A Japanese cryptocurrency exchange has claimed it lost more than $400 million in tokens following an alleged hack on its service.
Coincheck said Friday that some 500 million tokens of NEM, worth around $400 million at the time of writing, according to comments at a press event attended by Bloomberg. NEM, the tenth largest cryptocurrency based on total coin market cap, is a distributed ledger platform primarily aimed at enabling payments and other financial services.
The apparent heist is larger than the Mt. Gox hack in 2014 — in U.S. dollar value — but its impact is unlikely to be as significant given the sheer number of cryptocurrencies in the market today and the increased value of bitcoin.
Nonetheless, the incident is yet another reminder of the risk of leaving tokens inside an exchange rather than a more secure option such as a personal wallet or hardware-based option. It’s the latest in a string of recent incidents. Back in November, Tether said it lost $31 million due to an attack while EtherDelta suspended its exchange service for a period in December after it was compromised.

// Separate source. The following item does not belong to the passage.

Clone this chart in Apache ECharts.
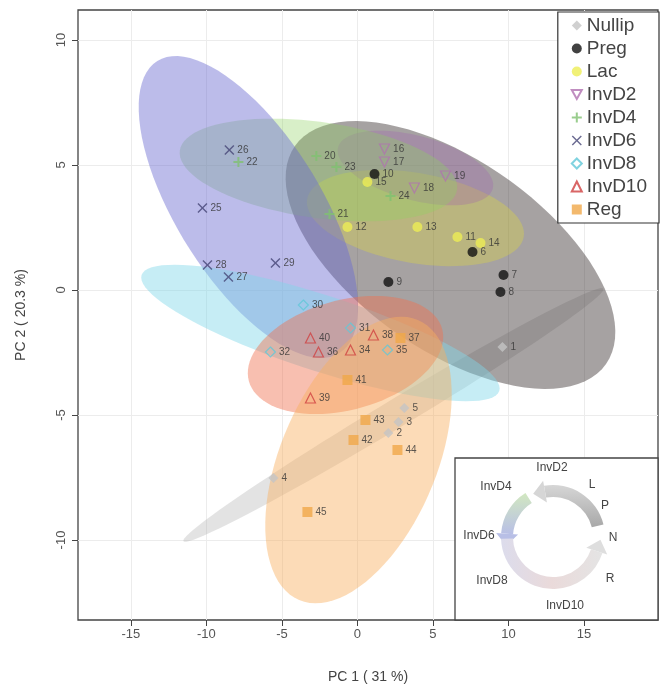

Coincheck said it isn’t aware of how its service was compromised. It is said to be considering compensating users who were affected. Japan is the first country to license crypto exchanges, with its first 11 licenses handed out in September. Coincheck had applied for a license but it is currently waiting for a decision. That makes the situation somewhat unclear, although Bloomberg reported that an official said its operations fall under the supervision of the agency.
NEM Foundation President Lon Wong said his organization is doing “everything we can to help.”
Speculation bubbled up on Friday when the exchange halted the sale, purchase and withdrawal of NEM tokens from its exchange. Coincheck later confirmed the losses and held a press conference to provide more details.